Vale a pena ressaltar que na França houve uma significativa diminuição nos índices de criminalidade com a abolição da guilhotina enquanto que no Irã aqueles índices sofreram significativo aumento com a reimplantação da pena de morte após a revolução islâmica. Especula-se neste caso que as pessoas que vivem numa Nação violenta, competente para matar ou deixar viver, tendem a seguir-lhe o exemplo...
3 - Vingança: O mais sórdido e menos ético dos argumentos utilizados pelos defensores do assassinato institucionalizado. Descendo ao nível moral daqueles que qualificam como criminosos, os pregadores da vingança insistem na "Lei de Talião", só possível a não-cristãos, claro, mas que precisa ser considerada também. Ao invés de ansiar e trabalhar pela elevação dos padrões intelectuais e morais das pessoas, aqueles que defendem a implantação da pena de morte pregam um retrocesso do Estado ao nível de barbárie em que se encontram alguns criminosos produzidos, repita-se, por uma ordem social injusta em última análise, desigual e cruel em sua essência. Vale lembrar aqui as palavras do Mahatma Gandhi: "Um olho por um olho acabará por deixar toda a humanidade cega!" É vital deter a propagação do Mal, não expandi-la!

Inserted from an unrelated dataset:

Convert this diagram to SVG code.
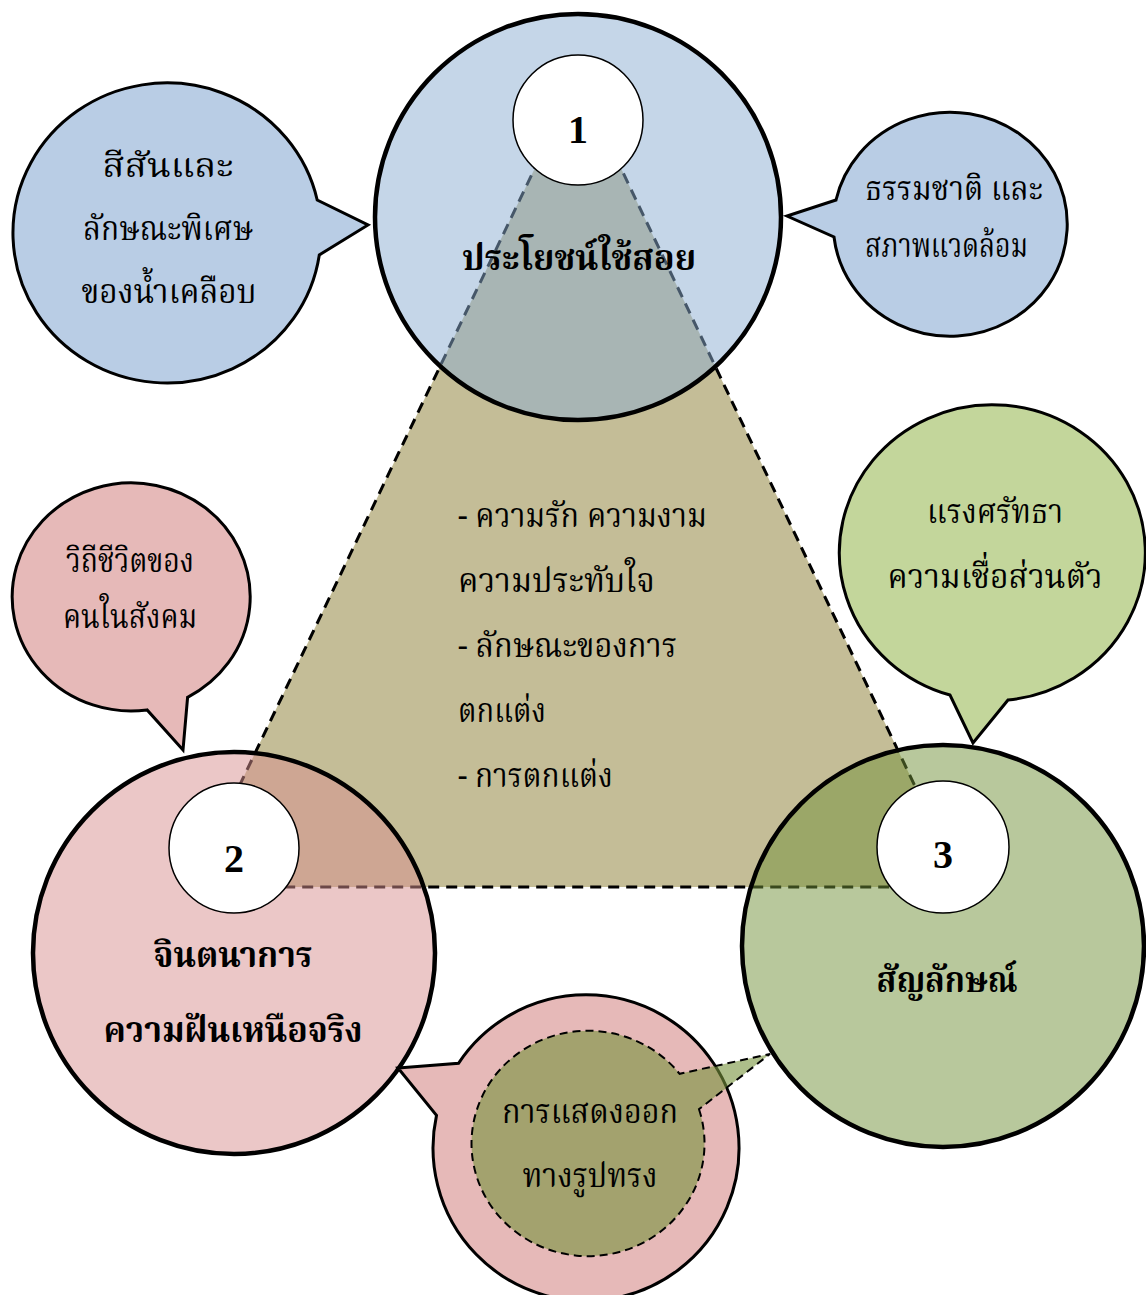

4 - Desumanidade: "O que é que merece alguém que comete um crime hediondo (assalto, estupro ou seqüestro com morte)?" ou "O que é que você faria se algum ente querido seu fosse sordidamente seviciado e assassinado?" Ora bolas, não cabe a ninguém dizer quem é humano e quem, pelos seus crimes, deixou de o ser e com isso perdeu seus direitos! Os nazistas, a quem a história julgou e execrou, agiam assim: primeiro tiravam o status de humano de criminosos comuns, depois de criminosos políticos, depois de pessoas consideradas racialmente inferiores e os iam exterminando a todos. Quanto ao que um homem transtornado por desejos pessoais de vingança faria é um assunto. Outro assunto é o que o Estado lúcido e ponderado, na figura de seus magistrados deve fazer.
5 - Banalidade do Mal: O defensor da pena capital, em geral, não se dá conta de seu grau de comprometimento com a medida que propõe, pensa que, por caber a outros a execução do que propõe já nada mais tem a ver com isso. De novo o modelo nazista: o Führer não se sentia pessoalmente responsável pelo que acontecia fora de seu gabinete acarpetado onde as penas capitais eram decretadas, nem seus oficiais por meramente retransmitir ordens dadas, menos ainda os subalternos por cumprir aquelas ordens, todos burocraticamente distantes uns dos outros. Aqueles que defendem o assassinato institucionalizado no Brasil contemporâneo não querem comprometer-se, mas é preciso demonstrar, por mais chocante que isto possa parecer que cada vez que alguém comete o simples ato de erguer a mão para votar a favor da implantação desta excrescência em nossa legislação está sendo cúmplice em potencial de um assassinato a ser cometido pelo Estado.
A título ainda de reflexão, algumas citações interessantes em torno desta temática:
"Vim ao mundo para que tenham Vida e Vida em abundância!"
Jesus Cristo
"Nunca pode haver uma justificativa para a tortura, ou para tratamentos ou penas cruéis, desumanas e degradantes. Se pendurar uma mulher pelos braços até que sofra dores atrozes é uma tortura, como considerar o ato de pendurar uma pessoa pelo pescoço até que morra?"
Rodolfo Konder
"O que é a pena capital senão o mais premeditado dos assassinatos, ao qual não pode comparar-se nenhum ato criminoso, por mais calculado que seja? Pois, para que houvesse uma equivalência, a pena de morte teria de castigar um delinqüente que tivesse avisado sua vítima da data na qual lhe infligiria uma morte horrível, e que a partir desse momento a mantivesse sob sua guarda durante meses. Tal monstro não é encontrável na vida real."
Albert Camus
"Quando vi a cabeça separar-se do tronco do condenado, caindo com sinistro ruído no cesto, compreendi, e não apenas com a razão, mas com todo o meu ser, que nenhuma teoria pode justificar tal ato."
Leon Tolstói
"Pedirei a abolição da pena de morte enquanto não me provarem a infalibilidade dos juízos humanos."
Marquês de Lafayette
" A pena de morte é um símbolo de terror e, nesta medida, uma confissão da debilidade do Estado."
Mahatma Gandhi
"Mesmo sendo uma pessoa cujo marido e sogra foram assassinados, sou firme e decididamente contra a pena de morte... Um mal não se repara com outro mal, cometido em represália. A justiça em nada progride tirando a vida de um ser humano. O assassinato legalizado não contribui para o reforço dos valores morais."
Coretta Scott King, viúva de Martin Luther King.